Vile! Vomitive! Disgusting! Twitter is up in arms about Lars von Trier’s new serial killer movie The House That Jack Built, which premiered Monday night at the Cannes Film Festival and instantly became the bête noire of the Riviera. What gall to program such trash! How dare Uma Thurman and Riley Keough deign to appear in it? “Should not have been made,” spat Twitter. “Actors culpable.”
“It’s disgusting!” one woman reportedly huffed as she stormed out of the Palais des Festivals along with more than 100 other indignant black-tie patrons. Variety reporter Ramin Setoodeh launched the outrage when he tweeted about the exodus, and added “I’ve never seen anything like this at a festival.”
O.K., O.K., everybody, pump your brakes. Yes, this kind of thing does happen at festivals. (I’m looking at you, Gerry, the Gus Van Sant lost-in-the-desert exercise in minimalism that caused so many seat-vacancy thumps at Sundance in 2002 that the noise virtually became part of its nearly wordless soundtrack.) And yes, people do leave screenings—but especially ones during a busy week where the film that doesn’t start until close to 11 p.m. and runs 155 minutes.
Could it be that social media buzz might have been a bit…overheated? Just for perspective, let’s say 100 people really did walk out of the premiere (a difficult number to quantify without some verifiable head counts). Its venue, the Grand Théâtre Lumière, seats 2,300. That’s less than five percent of the total. What an exodus.
There’s something about Setoodeh’s initial tweet (which he sent from outside the theatre an hour into the film) and subsequent follow-ups (four more quick tweets as soon as the movie ended, so evidently he returned) that comes off as aggressive. Premature. Almost as if he was trying to chase controversy by leading the mob. And surprise, surprise, a few other folks followed in a one-upmanship of condemnation. “Torturous. Pathetic,” wrote a hater. “Répugnant,” added a French journalist. Twitter took off.
Except maybe the movie wasn’t so shocking. Colleagues who also attended that screening told me later that they didn’t notice more than a couple of walkouts where they were sitting (admittedly, it’s almost impossible to see the entire audience from any seat), and that it received a standing ovation at the end. I went to the film’s 8:30 a.m. showing the following morning, which was populated by a much more critic-heavy crowd that’s never coy about razzing subpar movies in Cannes, and I only saw a handful of people leave.

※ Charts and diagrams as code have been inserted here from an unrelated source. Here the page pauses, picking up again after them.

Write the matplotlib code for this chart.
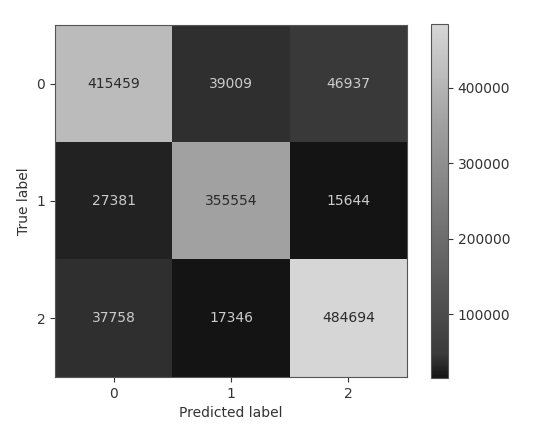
import numpy as np
import matplotlib
matplotlib.use("Agg")
import matplotlib.pyplot as plt
from matplotlib.colors import LinearSegmentedColormap

labels = ["0", "1", "2"]
cm = np.array([
    [415459, 39009, 46937],
    [27381, 355554, 15644],
    [37758, 17346, 484694],
])
cbar_ticks = [100000, 200000, 300000, 400000]

# washed-out grey map, like the screenshot (dark end lifted)
cmap = LinearSegmentedColormap.from_list("grey_soft", [
    (0.0, "#141414"),
    (0.025, "#232323"),
    (0.067, "#3a3a3a"),
    (0.725, "#a1a1a1"),
    (0.852, "#bbbbbb"),
    (1.0, "#d6d6d6"),
])
dark_txt = "#2a2a2a"
light_txt = "#cccccc"

fig = plt.figure(figsize=(5.5, 4.32), dpi=100)
ax = fig.add_axes([55 / 550, 54 / 432, 352 / 550, 354 / 432])
cax = fig.add_axes([431 / 550, 54 / 432, 17 / 550, 354 / 432])

im = ax.imshow(cm, cmap=cmap, interpolation="nearest")
thresh = (cm.max() + cm.min()) / 2.0
for i in range(cm.shape[0]):
    for j in range(cm.shape[1]):
        c = dark_txt if cm[i, j] > thresh else light_txt
        ax.text(j, i, str(cm[i, j]), ha="center", va="center", color=c, fontsize=10)

ax.set_xticks(range(len(labels)))
ax.set_yticks(range(len(labels)))
ax.set_xticklabels(labels)
ax.set_yticklabels(labels)
ax.set_xlabel("Predicted label", color="#333333")
ax.set_ylabel("True label", color="#333333")
ax.tick_params(colors="#333333")
for s in ax.spines.values():
    s.set_color("#555555")

cb = fig.colorbar(im, cax=cax)
cb.set_ticks(cbar_ticks)
cb.ax.tick_params(colors="#333333")
cb.outline.set_edgecolor("#555555")

fig.savefig("out.png", dpi=100)
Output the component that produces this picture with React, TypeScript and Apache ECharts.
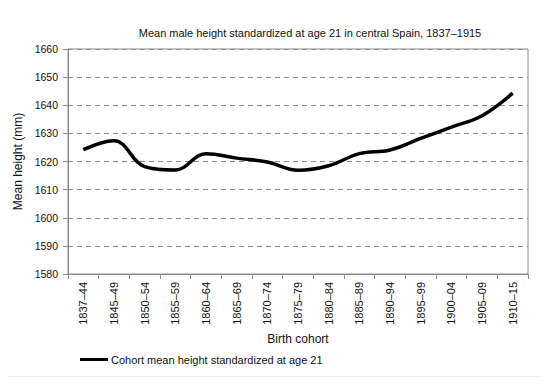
import React, { useEffect, useRef } from "react";
import * as echarts from "echarts";

const categories = [
  "1837–44", "1845–49", "1850–54", "1855–59", "1860–64", "1865–69", "1870–74",
  "1875–79", "1880–84", "1885–89", "1890–94", "1895–99", "1900–04", "1905–09", "1910–15",
];
const heights = [
  1624.2, 1627.4, 1618.2, 1617.0, 1622.8, 1621.2, 1619.8,
  1616.9, 1618.5, 1622.8, 1624.1, 1628.2, 1632.2, 1636.3, 1644.3,
];
const seriesName = "Cohort mean height standardized at age 21";
const titleText = "Mean male height standardized at age 21 in central Spain, 1837–1915";

const FONT = "'Liberation Sans', Arial, sans-serif";

export default function App() {
  const ref = useRef<HTMLDivElement>(null);
  useEffect(() => {
    if (!ref.current) return;
    const chart = echarts.init(ref.current, null, { renderer: "svg" });
    chart.setOption({
      animation: false,
      backgroundColor: "#fff",
      textStyle: { fontFamily: FONT },
      title: {
        text: titleText,
        left: 305,
        top: 22,
        textAlign: "center",
        textStyle: { fontSize: 11, fontWeight: "normal", color: "#111", fontFamily: FONT },
      },
      graphic: {
        elements: [
          {
            type: "rect",
            shape: { x: 4.5, y: 6.5, width: 539, height: 371 },
            style: { fill: "transparent", stroke: "#c4c4c4", lineWidth: 1.5 },
            silent: true,
            z: 100,
          },
        ],
      },
      legend: {
        data: [{ name: seriesName, icon: "rect" }],
        top: 349,
        left: 75,
        itemWidth: 28,
        itemHeight: 3,
        itemGap: 4,
        textStyle: { fontSize: 11, color: "#111", fontFamily: FONT, padding: [0, 0, 0, -2] },
      },
      grid: { left: 68, right: 22, top: 49, bottom: 111, show: true, borderColor: "#8c8c8c", borderWidth: 1 },
      xAxis: {
        type: "category",
        data: categories,
        boundaryGap: true,
        name: "Birth cohort",
        nameLocation: "middle",
        nameGap: 58,
        nameTextStyle: { fontSize: 12, color: "#111", fontFamily: FONT },
        axisLine: { lineStyle: { color: "#8c8c8c" } },
        axisTick: { show: true, length: 5, lineStyle: { color: "#8c8c8c" } },
        axisLabel: { rotate: 90, fontSize: 11, color: "#111", margin: 8, interval: 0, fontFamily: FONT },
      },
      yAxis: {
        type: "value",
        min: 1580,
        max: 1660,
        interval: 10,
        name: "Mean height (mm)",
        nameLocation: "middle",
        nameGap: 41,
        nameTextStyle: { fontSize: 12, color: "#111", fontFamily: FONT },
        axisLine: { show: true, lineStyle: { color: "#8c8c8c" } },
        axisTick: { show: true, length: 5, lineStyle: { color: "#8c8c8c" } },
        axisLabel: { fontSize: 10.5, color: "#111", margin: 10, fontFamily: FONT, formatter: (v: number) => String(v) },
        splitLine: { show: true, lineStyle: { color: "#8c8c8c", type: [5, 4], width: 1 } },
      },
      series: [
        {
          type: "line",
          name: seriesName,
          data: heights,
          smooth: 0.4,
          symbol: "none",
          lineStyle: { color: "#000", width: 3.5 },
          itemStyle: { color: "#000" },
        },
      ],
    });
    return () => chart.dispose();
  }, []);
  return <div ref={ref} style={{ width: 550, height: 385, margin: -8 }} />;
}
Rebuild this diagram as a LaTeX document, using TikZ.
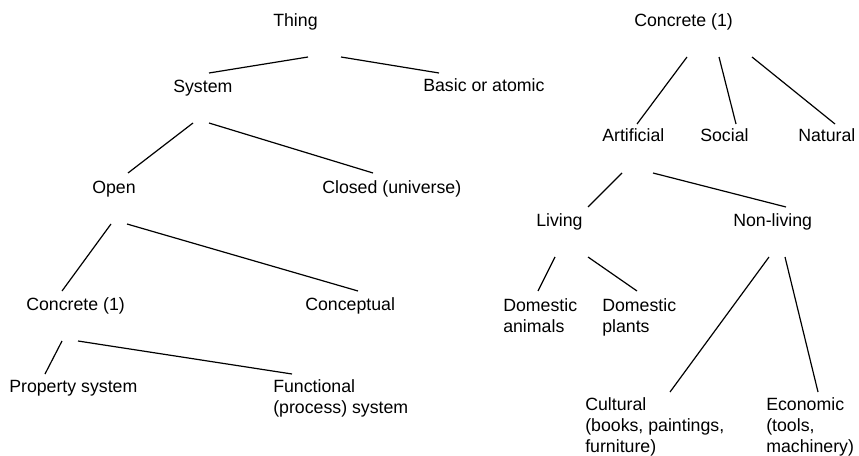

No one booed, either. Quite the opposite.
I found the film violent, shocking, graphic. But also remarkably ruminative, with long stretches of conversation about everything from the architectural integrity of cathedrals and the poetry of William Blake to WWII Stuka dive-bombers. It’s occasionally silly, sometimes dull, even darkly funny. But it’s a mostly engaging work that climaxes with a dazzling series of set pieces that deepen its thematic power. In other words, it’s a Lars von Trier film. What did you expect? Total dismissal in a bitchy tweet seems a little out of left field.
In all honesty, this edition of Cannes has been unusually quiet, with low-wattage stars and emerging filmmakers in the line-up this week instead of dazzling celebrities and world-renowned auteurs at the height of their powers. This controversy seems more to do with the fact that Twitter feeds have been simply starving for snark, as have audiences and industry professionals who want to justify their hard-earned places at this festival. There’s a yearning for relevance that’s keenly felt, as well as a nostalgia for the old days, when the event was actually showing the movies everyone wanted to see and talk about that year—and not just the ones that fit their traditional mold (sorry, anything made by Netflix).
Von Trier is a reminder of those times. He’s had nearly a dozen films play at Cannes since 1984, won the 2000 Palme d’Or for Dancer in the Dark and was even famously banned in 2011 after making a Nazi joke that he later apologized for. The premiere of The House That Jack Built was a homecoming of sorts for him—but it was also like a match in a dry forest. He was an easy target for anyone wanting to add a bit of controversy to the event’s proceedings, or maybe even missing the festival’s glory days. Let’s hope the movie itself doesn’t get consumed in these flames.